[BEGIN Dataset]
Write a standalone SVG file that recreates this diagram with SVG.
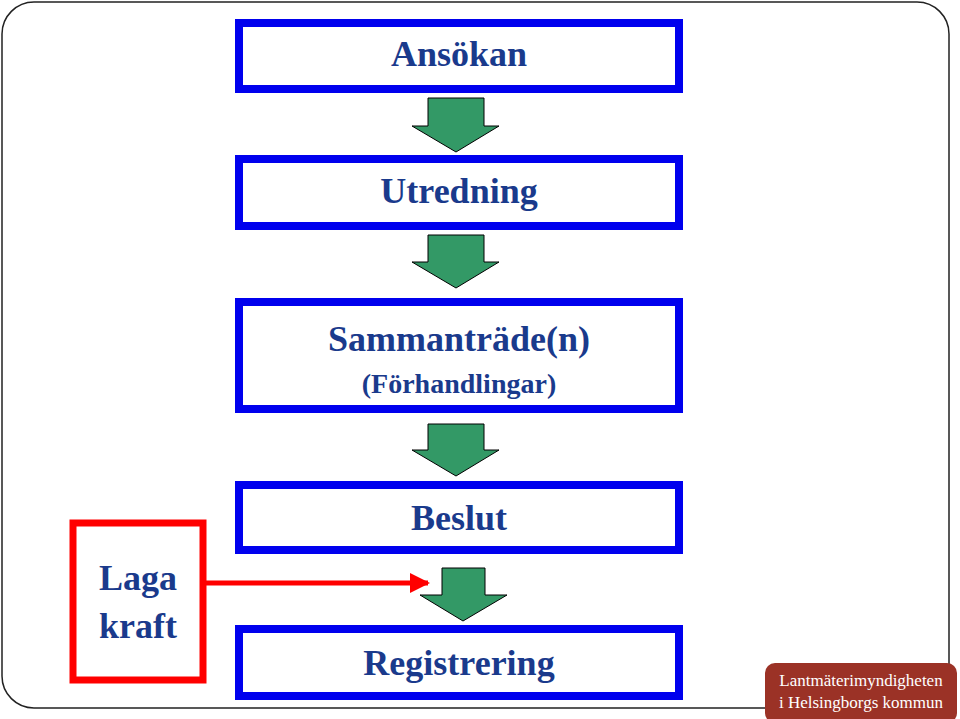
<svg xmlns="http://www.w3.org/2000/svg" width="960" height="719" viewBox="0 0 960 719">
<style>
.box{fill:#fff;stroke:#0000ee;stroke-width:8}
.t{font-family:"Liberation Serif",serif;font-weight:bold;fill:#1a3a8c;text-anchor:middle}
.ar{fill:#339966;stroke:#000;stroke-width:1}
</style>
<defs><marker id="rh" viewBox="0 0 10 10" refX="9" refY="5" markerWidth="4" markerHeight="4" orient="auto"><path d="M0,0L10,5L0,10z" fill="#ff0000"/></marker></defs>
<rect x="2" y="2" width="947" height="706" rx="32" fill="#fff" stroke="#222" stroke-width="1.5"/>
<g id="n1"><rect class="box" x="239" y="23" width="440" height="66"/><text class="t" x="459" y="66" font-size="36">Ansökan</text></g>
<g id="n2"><rect class="box" x="239" y="159" width="440" height="67"/><text class="t" x="459" y="203" font-size="36">Utredning</text></g>
<g id="n3"><rect class="box" x="239" y="302" width="440" height="107"/><text class="t" x="459" y="351" font-size="36">Sammanträde(n)</text><text class="t" x="459" y="393" font-size="28">(Förhandlingar)</text></g>
<g id="n4"><rect class="box" x="239" y="485" width="440" height="65"/><text class="t" x="459" y="530" font-size="36">Beslut</text></g>
<g id="n5"><rect class="box" x="239" y="629" width="440" height="67"/><text class="t" x="459" y="675" font-size="36">Registrering</text></g>
<g id="n6"><rect x="73" y="523" width="130" height="157" fill="#fff" stroke="#ff0000" stroke-width="7"/><text class="t" x="138" y="590" font-size="36">Laga</text><text class="t" x="138" y="638" font-size="36">kraft</text></g>
<g id="badge"><rect x="765" y="663" width="192" height="60" rx="10" fill="#9b3226"/><text x="861" y="686" font-family="Liberation Serif,serif" font-size="17" fill="#fff" text-anchor="middle">Lantmäterimyndigheten</text><text x="861" y="708" font-family="Liberation Serif,serif" font-size="17" fill="#fff" text-anchor="middle">i Helsingborgs kommun</text></g>
<g id="connectors">
<path class="ar" d="M428,98H484V126H499L456,152L412,126H428Z"/>
<path class="ar" d="M428,235H484V262H499L456,288L412,262H428Z"/>
<path class="ar" d="M428,424H484V450H499L456,476L412,450H428Z"/>
<path class="ar" d="M442,568H485V595H507L463,621L420,595H442Z"/>
<line x1="205" y1="583" x2="428" y2="583" stroke="#ff0000" stroke-width="5" marker-end="url(#rh)"/>
</g>
</svg>
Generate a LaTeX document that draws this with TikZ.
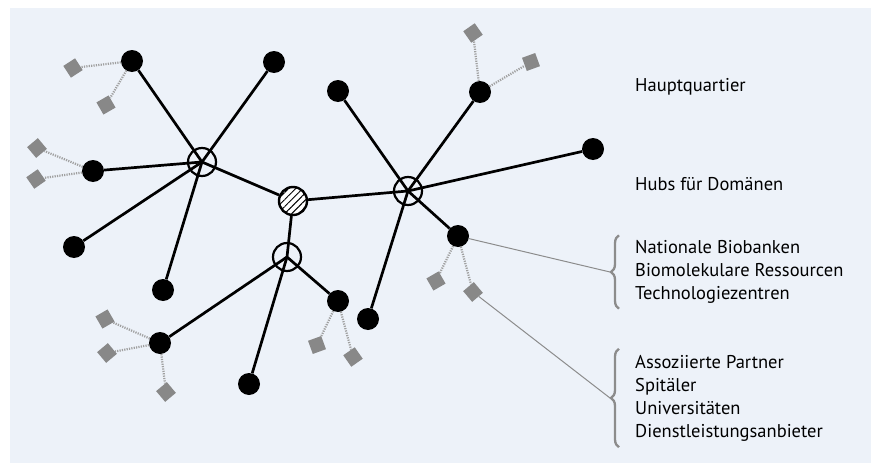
\documentclass[tikz,border=0pt]{standalone}
\usepackage{fontspec}
\setmainfont{PT Sans}
\usetikzlibrary{positioning, backgrounds, patterns.meta, decorations.pathreplacing}
\definecolor{nwPanel}{HTML}{EDF2F9}
\definecolor{nwInk}{HTML}{000000}
\definecolor{nwPart}{HTML}{888888}
\definecolor{nwDot}{HTML}{A0A0A0}
\definecolor{nwCall}{HTML}{8C8C8C}
\tikzset{
  hq/.style={circle, draw=nwInk, line width=2.4pt, minimum size=28pt, inner sep=0pt,
    fill=white, postaction={pattern={Lines[angle=45, distance=5pt, line width=1pt]}}},
  hub/.style={circle, draw=nwInk, line width=2.2pt, minimum size=28pt, inner sep=0pt},
  site/.style={circle, fill=nwInk, minimum size=22pt, inner sep=0pt},
  partner/.style={rectangle, fill=nwPart, minimum size=14pt, inner sep=0pt},
  link/.style={line width=2.7pt, draw=nwInk},
  dlink/.style={line width=2.2pt, draw=nwDot, dash pattern=on 1.2pt off 1.2pt},
  callout/.style={line width=1pt, draw=nwCall},
  bracel/.style={line width=2.3pt, draw=nwCall, decorate, decoration={brace, amplitude=8pt}},
  legend/.style={font=\fontsize{18.5}{23}\selectfont, text=black, align=left, inner sep=0pt, anchor=west},
}

\begin{document}
\begin{tikzpicture}[x=1pt, y=-1pt]
  \useasboundingbox (0,0) rectangle (871,463);

  % hubs and headquarters
  \node[hq]  (hq)   at (293,201) {};
  \node[hub] (hubL) at (202,162) {};
  \node[hub] (hubR) at (408,191) {};
  \node[hub] (hubC) at (287,257) {};

  % sites
  \foreach \n/\p in {s1/{132,61}, s2/{274,62}, s3/{93,171}, s4/{74,247}, s5/{163,290},
                     s6/{338,91}, s7/{480,92}, s8/{593,149}, s9/{458,236}, s10/{368,319},
                     s11/{160,343}, s12/{249,384}, s13/{338,301}}
    \node[site] (\n) at (\p) {};

  % partners
  \foreach \n/\p/\a in {p1/{73,68}/33, p2/{106,105}/30, p3/{37,148}/40, p4/{36,179}/35,
                        p5/{473,33}/35, p6/{531,62}/20, p7/{105,319}/30, p8/{107,353}/40,
                        p9/{166,392}/40, p10/{317,345}/20, p11/{353,357}/35,
                        p12/{436,281}/30, p13/{473,292}/40}
    \node[partner, rotate=\a] (\n) at (\p) {};

  % legend
  \node[legend] (t-hq)  at (635,87)  {Hauptquartier};
  \node[legend] (t-hub) at (635,184) {Hubs für Domänen};
  \node[legend] (t-nat) at (635,272) {Nationale Biobanken\\Biomolekulare Ressourcen\\Technologiezentren};
  \node[legend] (t-ass) at (635,398) {Assoziierte Partner\\Spitäler\\Universitäten\\Dienstleistungsanbieter};

  \draw[bracel] ([xshift=-16pt, yshift=-5pt]t-nat.south west) -- ([xshift=-16pt, yshift=5pt]t-nat.north west);
  \draw[bracel] ([xshift=-16pt, yshift=-6pt]t-ass.south west) -- ([xshift=-16pt, yshift=6pt]t-ass.north west);
  \coordinate (tip-nat) at ([xshift=-25pt]t-nat.west);
  \coordinate (tip-ass) at ([xshift=-25pt]t-ass.west);

  \begin{scope}[on background layer]
    \fill[nwPanel] (10,8) rectangle (871,463);
    \foreach \s in {s1,s2,s3,s4,s5} \draw[link] (hubL.center) -- (\s);
    \foreach \s in {s6,s7,s8,s9,s10} \draw[link] (hubR.center) -- (\s);
    \foreach \s in {s11,s12,s13} \draw[link] (hubC.center) -- (\s);
    \draw[link] (hubL.center) -- (hq);
    \draw[link] (hubR.center) -- (hq);
    \draw[link] (hubC.center) -- (hq);
    % dotted partner links
    \foreach \s/\p in {s1/p1, s1/p2, s3/p3, s3/p4, s7/p5, s7/p6, s11/p7, s11/p8,
                       s11/p9, s13/p10, s13/p11, s9/p12, s9/p13}
      \draw[dlink] (\s) -- (\p);
    \draw[callout] (s9) -- (tip-nat);
    \draw[callout] (p13) -- (tip-ass);
  \end{scope}
\end{tikzpicture}
\end{document}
[END Dataset]
Written problem.
Transcribe each entry precisely as given, leaving the pictures out.

Exercise response.
Write a standalone SVG file that recreates this diagram with SVG.
<svg xmlns="http://www.w3.org/2000/svg" width="960" height="719" viewBox="0 0 960 719">
<style>
.box{fill:#fff;stroke:#0000ee;stroke-width:8}
.t{font-family:"Liberation Serif",serif;font-weight:bold;fill:#1a3a8c;text-anchor:middle}
.ar{fill:#339966;stroke:#000;stroke-width:1}
</style>
<defs><marker id="rh" viewBox="0 0 10 10" refX="9" refY="5" markerWidth="4" markerHeight="4" orient="auto"><path d="M0,0L10,5L0,10z" fill="#ff0000"/></marker></defs>
<rect x="2" y="2" width="947" height="706" rx="32" fill="#fff" stroke="#222" stroke-width="1.5"/>
<g id="n1"><rect class="box" x="239" y="23" width="440" height="66"/><text class="t" x="459" y="66" font-size="36">Ansökan</text></g>
<g id="n2"><rect class="box" x="239" y="159" width="440" height="67"/><text class="t" x="459" y="203" font-size="36">Utredning</text></g>
<g id="n3"><rect class="box" x="239" y="302" width="440" height="107"/><text class="t" x="459" y="351" font-size="36">Sammanträde(n)</text><text class="t" x="459" y="393" font-size="28">(Förhandlingar)</text></g>
<g id="n4"><rect class="box" x="239" y="485" width="440" height="65"/><text class="t" x="459" y="530" font-size="36">Beslut</text></g>
<g id="n5"><rect class="box" x="239" y="629" width="440" height="67"/><text class="t" x="459" y="675" font-size="36">Registrering</text></g>
<g id="n6"><rect x="73" y="523" width="130" height="157" fill="#fff" stroke="#ff0000" stroke-width="7"/><text class="t" x="138" y="590" font-size="36">Laga</text><text class="t" x="138" y="638" font-size="36">kraft</text></g>
<g id="badge"><rect x="765" y="663" width="192" height="60" rx="10" fill="#9b3226"/><text x="861" y="686" font-family="Liberation Serif,serif" font-size="17" fill="#fff" text-anchor="middle">Lantmäterimyndigheten</text><text x="861" y="708" font-family="Liberation Serif,serif" font-size="17" fill="#fff" text-anchor="middle">i Helsingborgs kommun</text></g>
<g id="connectors">
<path class="ar" d="M428,98H484V126H499L456,152L412,126H428Z"/>
<path class="ar" d="M428,235H484V262H499L456,288L412,262H428Z"/>
<path class="ar" d="M428,424H484V450H499L456,476L412,450H428Z"/>
<path class="ar" d="M442,568H485V595H507L463,621L420,595H442Z"/>
<line x1="205" y1="583" x2="428" y2="583" stroke="#ff0000" stroke-width="5" marker-end="url(#rh)"/>
</g>
</svg>
Generate a LaTeX document that draws this with TikZ.
\documentclass[tikz,border=0pt]{standalone}
\usepackage{fontspec}
\setmainfont{PT Sans}
\usetikzlibrary{positioning, backgrounds, patterns.meta, decorations.pathreplacing}
\definecolor{nwPanel}{HTML}{EDF2F9}
\definecolor{nwInk}{HTML}{000000}
\definecolor{nwPart}{HTML}{888888}
\definecolor{nwDot}{HTML}{A0A0A0}
\definecolor{nwCall}{HTML}{8C8C8C}
\tikzset{
  hq/.style={circle, draw=nwInk, line width=2.4pt, minimum size=28pt, inner sep=0pt,
    fill=white, postaction={pattern={Lines[angle=45, distance=5pt, line width=1pt]}}},
  hub/.style={circle, draw=nwInk, line width=2.2pt, minimum size=28pt, inner sep=0pt},
  site/.style={circle, fill=nwInk, minimum size=22pt, inner sep=0pt},
  partner/.style={rectangle, fill=nwPart, minimum size=14pt, inner sep=0pt},
  link/.style={line width=2.7pt, draw=nwInk},
  dlink/.style={line width=2.2pt, draw=nwDot, dash pattern=on 1.2pt off 1.2pt},
  callout/.style={line width=1pt, draw=nwCall},
  bracel/.style={line width=2.3pt, draw=nwCall, decorate, decoration={brace, amplitude=8pt}},
  legend/.style={font=\fontsize{18.5}{23}\selectfont, text=black, align=left, inner sep=0pt, anchor=west},
}

\begin{document}
\begin{tikzpicture}[x=1pt, y=-1pt]
  \useasboundingbox (0,0) rectangle (871,463);

  % hubs and headquarters
  \node[hq]  (hq)   at (293,201) {};
  \node[hub] (hubL) at (202,162) {};
  \node[hub] (hubR) at (408,191) {};
  \node[hub] (hubC) at (287,257) {};

  % sites
  \foreach \n/\p in {s1/{132,61}, s2/{274,62}, s3/{93,171}, s4/{74,247}, s5/{163,290},
                     s6/{338,91}, s7/{480,92}, s8/{593,149}, s9/{458,236}, s10/{368,319},
                     s11/{160,343}, s12/{249,384}, s13/{338,301}}
    \node[site] (\n) at (\p) {};

  % partners
  \foreach \n/\p/\a in {p1/{73,68}/33, p2/{106,105}/30, p3/{37,148}/40, p4/{36,179}/35,
                        p5/{473,33}/35, p6/{531,62}/20, p7/{105,319}/30, p8/{107,353}/40,
                        p9/{166,392}/40, p10/{317,345}/20, p11/{353,357}/35,
                        p12/{436,281}/30, p13/{473,292}/40}
    \node[partner, rotate=\a] (\n) at (\p) {};

  % legend
  \node[legend] (t-hq)  at (635,87)  {Hauptquartier};
  \node[legend] (t-hub) at (635,184) {Hubs für Domänen};
  \node[legend] (t-nat) at (635,272) {Nationale Biobanken\\Biomolekulare Ressourcen\\Technologiezentren};
  \node[legend] (t-ass) at (635,398) {Assoziierte Partner\\Spitäler\\Universitäten\\Dienstleistungsanbieter};

  \draw[bracel] ([xshift=-16pt, yshift=-5pt]t-nat.south west) -- ([xshift=-16pt, yshift=5pt]t-nat.north west);
  \draw[bracel] ([xshift=-16pt, yshift=-6pt]t-ass.south west) -- ([xshift=-16pt, yshift=6pt]t-ass.north west);
  \coordinate (tip-nat) at ([xshift=-25pt]t-nat.west);
  \coordinate (tip-ass) at ([xshift=-25pt]t-ass.west);

  \begin{scope}[on background layer]
    \fill[nwPanel] (10,8) rectangle (871,463);
    \foreach \s in {s1,s2,s3,s4,s5} \draw[link] (hubL.center) -- (\s);
    \foreach \s in {s6,s7,s8,s9,s10} \draw[link] (hubR.center) -- (\s);
    \foreach \s in {s11,s12,s13} \draw[link] (hubC.center) -- (\s);
    \draw[link] (hubL.center) -- (hq);
    \draw[link] (hubR.center) -- (hq);
    \draw[link] (hubC.center) -- (hq);
    % dotted partner links
    \foreach \s/\p in {s1/p1, s1/p2, s3/p3, s3/p4, s7/p5, s7/p6, s11/p7, s11/p8,
                       s11/p9, s13/p10, s13/p11, s9/p12, s9/p13}
      \draw[dlink] (\s) -- (\p);
    \draw[callout] (s9) -- (tip-nat);
    \draw[callout] (p13) -- (tip-ass);
  \end{scope}
\end{tikzpicture}
\end{document}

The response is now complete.